Firstly, Liverpool's politicians are the
only cited source of opinion on racism in the city but of the 5 MPs and 90
councillors all but one are white. The council itself is not an equal
opportunities employer so, despite some fine PR pronouncements, it is now and
has been for a very long time a racist organisation.
Granby, Liverpool's most ethnically diverse ward
where 38% of the population are from racial minorities (compared to an 8% city
average), has 250% more unemployment than the city average (13.6% compared to
5.3%) and is the 5th worst employed ward out of 8414 in the country. Its
residents have an average income 25% lower than the rest of the city, putting
it 7th from bottom in the same list.
As well as committing itself to
unspecified EO targets, the council claims in its Equal Opportunities
statement that it "will encourage private
contractors and suppliers to adopt [EO] policies and practices". But while
Liverpool has been undergoing massive regeneration for the last couple of
years, with every hectare a building site, it is impossible to spot anyone of
colour working on any of these projects.
Walk around the streets, visit the
council offices, visit any of the major employers in the city and you'll soon
notice that the regeneration boom is taking place without the representative
employment participation of the city's ethnic minorities. One in 16 shop
workers, one in 16 building site workers, one in 16 council employees should be
from an ethnic minority. They're not and the naked racism of the high street,
the building site and the office is startling. Where they do work, as the
figures show, they work for less.
The senior BBC man, carrying the
significant responsibility of informing the nation about racism, reports none
of this. Instead he uses police figures to claim that racist incidents have
been falling while other recent BBC headlines have proclaimed the exact
opposite:
"Racist attacks in Scotland have risen
by almost a quarter since the London bombings, according to
police figures"
"The number of racially-motivated
incidents reported to police in Yorkshire has soared in the
past year"
The report's conclusion is also a
sentimental lie:
"Cynics might point to the fact that it
[an anti-racism rally in Liverpool city centre] attracted only a couple of
thousand people, compared to the hundreds of thousands who packed the same
streets two months ago to celebrate Liverpool winning the European Cup. The
reality is, however, the rally was hastily-arranged and although the attendance
was by no means massive, the sight of black and white people in one place, with
one message, was extremely powerful."
The reality is, that if the rally had
been arranged weeks in advance the attendance would still have been in the low
thousands because many more people care about the footy than they do about
racism while they practice it and benefit from it. Does this callousness breed
the racism or does the racism make people callous?
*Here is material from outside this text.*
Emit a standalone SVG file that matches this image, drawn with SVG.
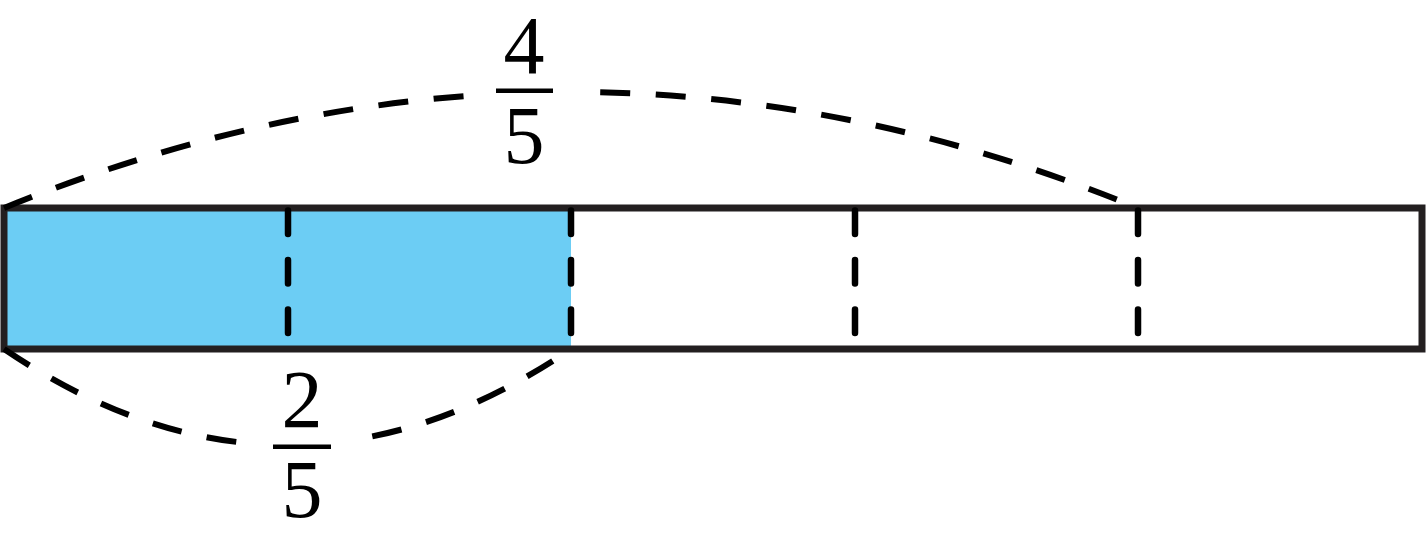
<svg xmlns="http://www.w3.org/2000/svg" width="1426" height="543" viewBox="0 0 1426 543">
<style>
.frame{fill:none;stroke:#231f20;stroke-width:7}
.div{fill:none;stroke:#000;stroke-width:6.5;stroke-linecap:round;stroke-dasharray:23.5 26}
.arc{fill:none;stroke:#000;stroke-width:6;stroke-dasharray:30 25.6}
.num{font-family:"Liberation Serif","DejaVu Serif",serif;font-size:82px;fill:#000;text-anchor:middle}
.bar{stroke:#000;stroke-width:4.5}
.mask{fill:#fff}
</style>
<rect width="1426" height="543" fill="#fff"/>
<g id="bar">
<rect x="4" y="208" width="567" height="141" fill="#6ccdf4"/>
<rect class="frame" x="4" y="208" width="1418" height="141"/>
</g>
<g id="dividers">
<line class="div" x1="288" y1="210.5" x2="288" y2="334"/>
<line class="div" x1="571" y1="210.5" x2="571" y2="334"/>
<line class="div" x1="855" y1="210.5" x2="855" y2="334"/>
<line class="div" x1="1138" y1="210.5" x2="1138" y2="334"/>
</g>
<g id="connectors">
<path class="arc" d="M4,208 Q571,-24 1138,208"/>
<path class="arc" d="M4,349 Q287.5,541 571,349"/>
</g>
<g id="label-4-5">
<rect class="mask" x="475" y="78" width="103" height="28"/>
<text class="num" x="524" y="73">4</text>
<line class="bar" x1="496" y1="90.7" x2="553" y2="90.7"/>
<text class="num" x="524" y="163">5</text>
</g>
<g id="label-2-5">
<rect class="mask" x="242" y="428" width="120" height="28"/>
<text class="num" x="302" y="427">2</text>
<line class="bar" x1="273" y1="446.7" x2="331" y2="446.7"/>
<text class="num" x="302" y="517">5</text>
</g>
</svg>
The situation in Liverpool, however, is
just part of a much bigger national picture.
Racism is not just institutionalised
with particular employers, it is also institutionalised culturally across the
country. The media play an important part in disguising the endemic and
industrial quality of UK racism, primarily because such racism is central to
our national economy and is organised by central government.
Nothing does more to crank up incidents
of domestic street racism than a war abroad. So while the national press and
its readers salivate with nationalist-inspired Islamophobia and become more
entrenched in nationalist-racist fake righteousness as the 'war on terror' goes
pear-shaped, their general level of racism rises. People can, nevertheless,
still simultaneously affect outrage over the racist murder of a black UK
teenager.
This racist / anti-racist contradiction
is possible because although racism is generally overtly disapproved of in
public life, it is always necessary to support the brutal nationalist interests
of government. The media, and lets not forget, 99% of the public, are ready to
go along with the philosophy that "bad stuff at home = bad", "bad stuff abroad
= good" because it ensures that profitable exploitation of foreigners continues
while a high profile anti-racism strategy here appears to be doing good work
although it is constantly undermined by the international actions of
government.
Ironically, the ethnic minorities
participate as much as anyone in this racist death machine by identifying
themselves with belligerent nationalist interests and by voting for the
war-prosecuting Labour party. Indeed, in Granby, part of the Riverside
constituency, the bellicose warmonger and known Islamophobe Louise Ellman was
returned for the Labour Party with a huge
33% majority.
Ethnic minority voters make decisions
like this partly because of the Labour party's supposed anti-racist credentials
but these only ever appeared justified because the party's own racism was
exported and the rebound effects denied - something more indirect than the
overtly racist BNP or Tory parties. Wars for profit are made possible by
tapping people's nationalist-racist pride and fear and by appealing to their
wallets. Compared to the sad death of a teenager, it's worth remembering the
scale of the destruction that such callous self-interest has caused.